*Instructions to follow*. Reproduce the listing below exactly. Pictures do not belong in the copy.
+ + + +
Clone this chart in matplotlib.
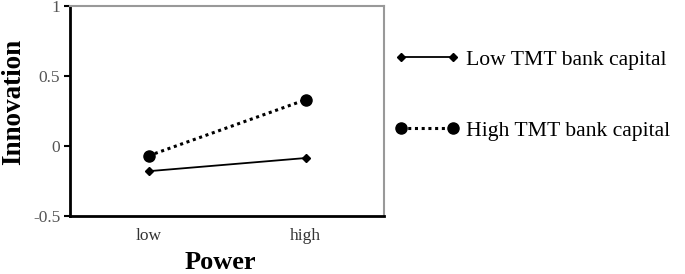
import matplotlib.pyplot as plt

categories = ['low', 'high']
low_tmt = [-0.18, -0.086]
high_tmt = [-0.07, 0.33]
yticks = [-0.5, 0, 0.5, 1]
yticklabels = ['-0.5', '0', '0.5', '1']

plt.rcParams['font.family'] = ['Liberation Serif', 'DejaVu Serif']

fig = plt.figure(figsize=(6.85, 2.74), dpi=100)
ax = fig.add_axes([70/685, 1 - 216/274, 314/685, 210/274])

x = range(len(categories))
ax.plot(x, low_tmt, color='black', lw=1.3, marker='D', ms=4.5, label='Low TMT bank capital')
ax.plot(x, high_tmt, color='black', lw=2.2, ls=(0, (1, 1.2)), marker='o', ms=8,
        label='High TMT bank capital')

ax.set_xlim(-0.5, 1.5)
ax.set_ylim(-0.5, 1)
ax.set_yticks(yticks)
ax.set_yticklabels(yticklabels)
ax.set_xticks(list(x))
ax.set_xticklabels(categories)
ax.tick_params(axis='x', length=0, pad=9, labelsize=12.5, labelcolor='#333333')
ax.tick_params(axis='y', length=4, width=1.5, direction='out', labelsize=12.5,
               labelcolor='#555555', pad=3)

for s in ['left', 'bottom']:
    ax.spines[s].set_linewidth(2)
    ax.spines[s].set_color('black')
for s in ['top', 'right']:
    ax.spines[s].set_linewidth(1.5)
    ax.spines[s].set_color('#999999')

ax.set_xlabel('Power', fontsize=19, fontweight='bold')
ax.set_ylabel('Innovation', fontsize=19.5, fontweight='bold')
ax.xaxis.set_label_coords(0.48, -0.165)
ax.yaxis.set_label_coords(-0.14, 0.543)

fig.legend(loc='upper left', bbox_to_anchor=(375/685, 1 - 30/274), frameon=False,
           fontsize=15.6, numpoints=2, handlelength=3.0, labelspacing=2.35, handletextpad=0.3)

fig.savefig('out.png', dpi=100)
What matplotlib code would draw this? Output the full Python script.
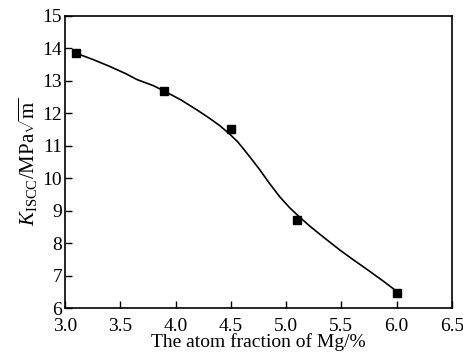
import matplotlib
matplotlib.use("Agg")
import matplotlib.pyplot as plt

# measured points
mg = [3.1, 3.9, 4.5, 5.1, 6.0]
kiscc = [13.85, 12.68, 11.52, 8.70, 6.48]

# fitted curve
curve_x = [3.10, 3.25, 3.40, 3.55, 3.65, 3.80, 3.90, 4.05, 4.20, 4.31, 4.40, 4.49,
           4.56, 4.62, 4.69, 4.76, 4.85, 4.94, 5.03, 5.12, 5.21, 5.30, 5.40, 5.49,
           5.62, 5.75, 5.88, 6.00]
curve_y = [13.85, 13.66, 13.45, 13.22, 13.04, 12.85, 12.68, 12.41, 12.09, 11.84, 11.62, 11.36,
           11.13, 10.88, 10.58, 10.27, 9.84, 9.44, 9.10, 8.81, 8.54, 8.29, 8.02, 7.78,
           7.46, 7.15, 6.83, 6.52]

xticks = [3.0, 3.5, 4.0, 4.5, 5.0, 5.5, 6.0, 6.5]
yticks = [6, 7, 8, 9, 10, 11, 12, 13, 14, 15]

plt.rcParams["font.family"] = "Liberation Serif"
plt.rcParams["mathtext.fontset"] = "custom"
plt.rcParams["mathtext.rm"] = "Liberation Serif"
plt.rcParams["mathtext.it"] = "Liberation Serif:italic"

fig = plt.figure(figsize=(4.64, 3.6), dpi=100)
ax = fig.add_axes([0.140, 0.144, 0.834, 0.812])

ax.plot(curve_x, curve_y, color="black", linewidth=1.2)
ax.plot(mg, kiscc, linestyle="none", marker="s", markersize=5.5, color="black")

ax.set_xlim(3.0, 6.5)
ax.set_ylim(6, 15)
ax.set_xticks(xticks)
ax.set_xticklabels(["%.1f" % v for v in xticks])
ax.set_yticks(yticks)
ax.tick_params(direction="in", length=5, width=1, labelsize=14, top=False, right=False)
ax.tick_params(axis="x", pad=7)
ax.tick_params(axis="y", pad=2)
for s in ax.spines.values():
    s.set_linewidth(1.2)

ax.set_xlabel("The atom fraction of Mg/%", fontsize=14, labelpad=-1)
ax.set_ylabel(r"$K_{\rm ISCC}$/MPa$\sqrt{\rm m}$", fontsize=15, labelpad=2)

fig.savefig("out.png", dpi=100)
+ + + +
*Task response*.
Clone this chart in matplotlib.
import matplotlib.pyplot as plt

categories = ['low', 'high']
low_tmt = [-0.18, -0.086]
high_tmt = [-0.07, 0.33]
yticks = [-0.5, 0, 0.5, 1]
yticklabels = ['-0.5', '0', '0.5', '1']

plt.rcParams['font.family'] = ['Liberation Serif', 'DejaVu Serif']

fig = plt.figure(figsize=(6.85, 2.74), dpi=100)
ax = fig.add_axes([70/685, 1 - 216/274, 314/685, 210/274])

x = range(len(categories))
ax.plot(x, low_tmt, color='black', lw=1.3, marker='D', ms=4.5, label='Low TMT bank capital')
ax.plot(x, high_tmt, color='black', lw=2.2, ls=(0, (1, 1.2)), marker='o', ms=8,
        label='High TMT bank capital')

ax.set_xlim(-0.5, 1.5)
ax.set_ylim(-0.5, 1)
ax.set_yticks(yticks)
ax.set_yticklabels(yticklabels)
ax.set_xticks(list(x))
ax.set_xticklabels(categories)
ax.tick_params(axis='x', length=0, pad=9, labelsize=12.5, labelcolor='#333333')
ax.tick_params(axis='y', length=4, width=1.5, direction='out', labelsize=12.5,
               labelcolor='#555555', pad=3)

for s in ['left', 'bottom']:
    ax.spines[s].set_linewidth(2)
    ax.spines[s].set_color('black')
for s in ['top', 'right']:
    ax.spines[s].set_linewidth(1.5)
    ax.spines[s].set_color('#999999')

ax.set_xlabel('Power', fontsize=19, fontweight='bold')
ax.set_ylabel('Innovation', fontsize=19.5, fontweight='bold')
ax.xaxis.set_label_coords(0.48, -0.165)
ax.yaxis.set_label_coords(-0.14, 0.543)

fig.legend(loc='upper left', bbox_to_anchor=(375/685, 1 - 30/274), frameon=False,
           fontsize=15.6, numpoints=2, handlelength=3.0, labelspacing=2.35, handletextpad=0.3)

fig.savefig('out.png', dpi=100)
What matplotlib code would draw this? Output the full Python script.
import matplotlib
matplotlib.use("Agg")
import matplotlib.pyplot as plt

# measured points
mg = [3.1, 3.9, 4.5, 5.1, 6.0]
kiscc = [13.85, 12.68, 11.52, 8.70, 6.48]

# fitted curve
curve_x = [3.10, 3.25, 3.40, 3.55, 3.65, 3.80, 3.90, 4.05, 4.20, 4.31, 4.40, 4.49,
           4.56, 4.62, 4.69, 4.76, 4.85, 4.94, 5.03, 5.12, 5.21, 5.30, 5.40, 5.49,
           5.62, 5.75, 5.88, 6.00]
curve_y = [13.85, 13.66, 13.45, 13.22, 13.04, 12.85, 12.68, 12.41, 12.09, 11.84, 11.62, 11.36,
           11.13, 10.88, 10.58, 10.27, 9.84, 9.44, 9.10, 8.81, 8.54, 8.29, 8.02, 7.78,
           7.46, 7.15, 6.83, 6.52]

xticks = [3.0, 3.5, 4.0, 4.5, 5.0, 5.5, 6.0, 6.5]
yticks = [6, 7, 8, 9, 10, 11, 12, 13, 14, 15]

plt.rcParams["font.family"] = "Liberation Serif"
plt.rcParams["mathtext.fontset"] = "custom"
plt.rcParams["mathtext.rm"] = "Liberation Serif"
plt.rcParams["mathtext.it"] = "Liberation Serif:italic"

fig = plt.figure(figsize=(4.64, 3.6), dpi=100)
ax = fig.add_axes([0.140, 0.144, 0.834, 0.812])

ax.plot(curve_x, curve_y, color="black", linewidth=1.2)
ax.plot(mg, kiscc, linestyle="none", marker="s", markersize=5.5, color="black")

ax.set_xlim(3.0, 6.5)
ax.set_ylim(6, 15)
ax.set_xticks(xticks)
ax.set_xticklabels(["%.1f" % v for v in xticks])
ax.set_yticks(yticks)
ax.tick_params(direction="in", length=5, width=1, labelsize=14, top=False, right=False)
ax.tick_params(axis="x", pad=7)
ax.tick_params(axis="y", pad=2)
for s in ax.spines.values():
    s.set_linewidth(1.2)

ax.set_xlabel("The atom fraction of Mg/%", fontsize=14, labelpad=-1)
ax.set_ylabel(r"$K_{\rm ISCC}$/MPa$\sqrt{\rm m}$", fontsize=15, labelpad=2)

fig.savefig("out.png", dpi=100)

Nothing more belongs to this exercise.